Work to do => Output all the entries word for word. Omit the pictures.

Given entries =>
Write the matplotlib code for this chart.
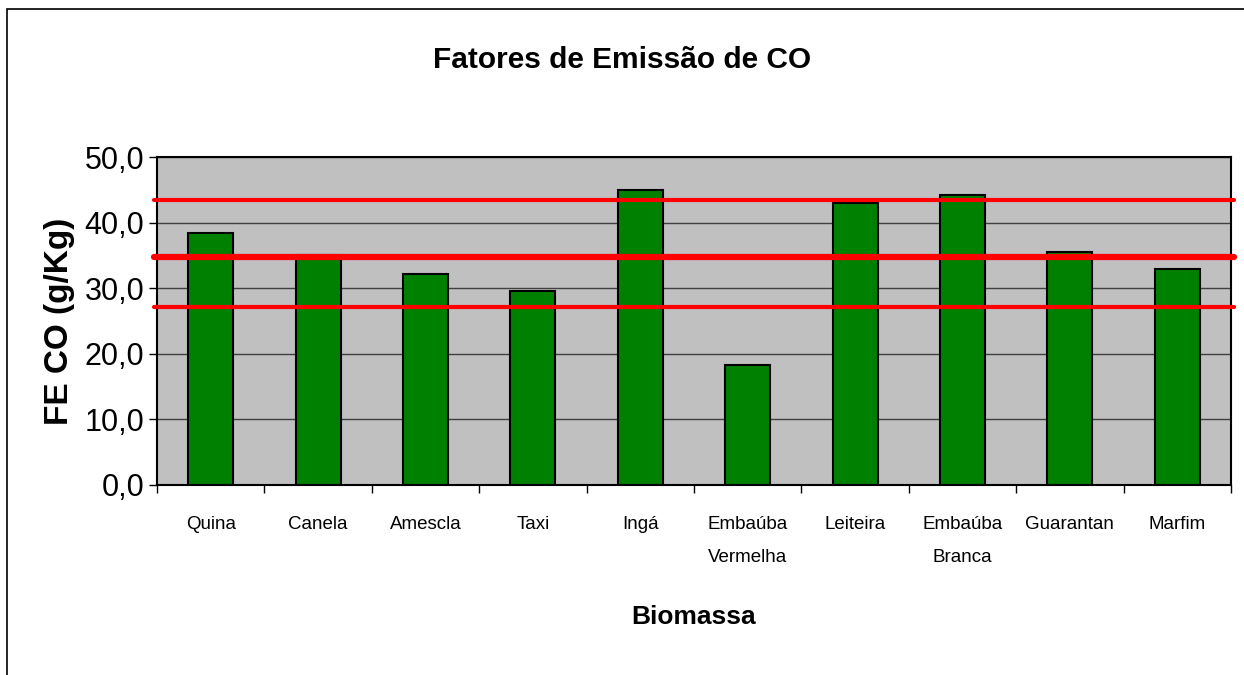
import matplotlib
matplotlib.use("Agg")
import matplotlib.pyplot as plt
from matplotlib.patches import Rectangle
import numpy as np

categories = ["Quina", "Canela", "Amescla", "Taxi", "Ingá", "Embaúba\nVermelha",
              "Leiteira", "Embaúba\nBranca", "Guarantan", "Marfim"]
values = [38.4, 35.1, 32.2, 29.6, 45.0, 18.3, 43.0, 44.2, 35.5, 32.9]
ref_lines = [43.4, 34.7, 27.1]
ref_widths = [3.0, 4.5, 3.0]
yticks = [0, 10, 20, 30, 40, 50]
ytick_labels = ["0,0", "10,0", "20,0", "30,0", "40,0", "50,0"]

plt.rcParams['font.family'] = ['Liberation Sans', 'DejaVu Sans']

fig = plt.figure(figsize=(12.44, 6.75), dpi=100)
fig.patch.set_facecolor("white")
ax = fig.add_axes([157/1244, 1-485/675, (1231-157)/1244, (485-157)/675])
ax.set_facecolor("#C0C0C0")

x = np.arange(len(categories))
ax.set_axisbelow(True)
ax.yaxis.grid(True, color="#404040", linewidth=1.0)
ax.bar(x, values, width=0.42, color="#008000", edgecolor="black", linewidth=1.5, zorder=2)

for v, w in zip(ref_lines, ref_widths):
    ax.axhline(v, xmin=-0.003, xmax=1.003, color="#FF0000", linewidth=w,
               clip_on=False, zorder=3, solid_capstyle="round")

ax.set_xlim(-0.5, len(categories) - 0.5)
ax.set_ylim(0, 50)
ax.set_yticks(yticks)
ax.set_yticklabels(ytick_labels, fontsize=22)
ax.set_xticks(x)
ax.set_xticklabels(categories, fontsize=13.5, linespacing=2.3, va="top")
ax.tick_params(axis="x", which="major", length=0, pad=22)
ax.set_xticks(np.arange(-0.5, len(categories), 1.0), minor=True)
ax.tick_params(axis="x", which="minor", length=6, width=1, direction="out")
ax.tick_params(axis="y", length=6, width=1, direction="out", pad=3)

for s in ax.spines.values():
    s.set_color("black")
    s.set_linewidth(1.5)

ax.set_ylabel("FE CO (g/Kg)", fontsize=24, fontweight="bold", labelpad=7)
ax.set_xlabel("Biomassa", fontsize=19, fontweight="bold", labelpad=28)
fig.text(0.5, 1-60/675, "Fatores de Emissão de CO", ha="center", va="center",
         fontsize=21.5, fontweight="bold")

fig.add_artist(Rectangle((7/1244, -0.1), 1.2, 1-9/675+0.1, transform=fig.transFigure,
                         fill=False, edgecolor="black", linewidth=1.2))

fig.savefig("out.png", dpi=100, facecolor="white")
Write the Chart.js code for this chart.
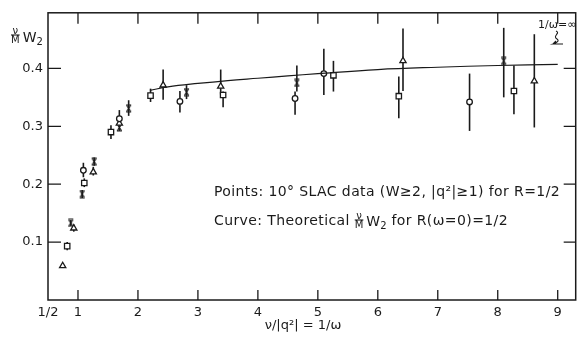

Full solution =>
Write the matplotlib code for this chart.
import matplotlib
matplotlib.use("Agg")
import matplotlib.pyplot as plt
from matplotlib.patches import Rectangle
import numpy as np

categories = ["Quina", "Canela", "Amescla", "Taxi", "Ingá", "Embaúba\nVermelha",
              "Leiteira", "Embaúba\nBranca", "Guarantan", "Marfim"]
values = [38.4, 35.1, 32.2, 29.6, 45.0, 18.3, 43.0, 44.2, 35.5, 32.9]
ref_lines = [43.4, 34.7, 27.1]
ref_widths = [3.0, 4.5, 3.0]
yticks = [0, 10, 20, 30, 40, 50]
ytick_labels = ["0,0", "10,0", "20,0", "30,0", "40,0", "50,0"]

plt.rcParams['font.family'] = ['Liberation Sans', 'DejaVu Sans']

fig = plt.figure(figsize=(12.44, 6.75), dpi=100)
fig.patch.set_facecolor("white")
ax = fig.add_axes([157/1244, 1-485/675, (1231-157)/1244, (485-157)/675])
ax.set_facecolor("#C0C0C0")

x = np.arange(len(categories))
ax.set_axisbelow(True)
ax.yaxis.grid(True, color="#404040", linewidth=1.0)
ax.bar(x, values, width=0.42, color="#008000", edgecolor="black", linewidth=1.5, zorder=2)

for v, w in zip(ref_lines, ref_widths):
    ax.axhline(v, xmin=-0.003, xmax=1.003, color="#FF0000", linewidth=w,
               clip_on=False, zorder=3, solid_capstyle="round")

ax.set_xlim(-0.5, len(categories) - 0.5)
ax.set_ylim(0, 50)
ax.set_yticks(yticks)
ax.set_yticklabels(ytick_labels, fontsize=22)
ax.set_xticks(x)
ax.set_xticklabels(categories, fontsize=13.5, linespacing=2.3, va="top")
ax.tick_params(axis="x", which="major", length=0, pad=22)
ax.set_xticks(np.arange(-0.5, len(categories), 1.0), minor=True)
ax.tick_params(axis="x", which="minor", length=6, width=1, direction="out")
ax.tick_params(axis="y", length=6, width=1, direction="out", pad=3)

for s in ax.spines.values():
    s.set_color("black")
    s.set_linewidth(1.5)

ax.set_ylabel("FE CO (g/Kg)", fontsize=24, fontweight="bold", labelpad=7)
ax.set_xlabel("Biomassa", fontsize=19, fontweight="bold", labelpad=28)
fig.text(0.5, 1-60/675, "Fatores de Emissão de CO", ha="center", va="center",
         fontsize=21.5, fontweight="bold")

fig.add_artist(Rectangle((7/1244, -0.1), 1.2, 1-9/675+0.1, transform=fig.transFigure,
                         fill=False, edgecolor="black", linewidth=1.2))

fig.savefig("out.png", dpi=100, facecolor="white")
Write the Chart.js code for this chart.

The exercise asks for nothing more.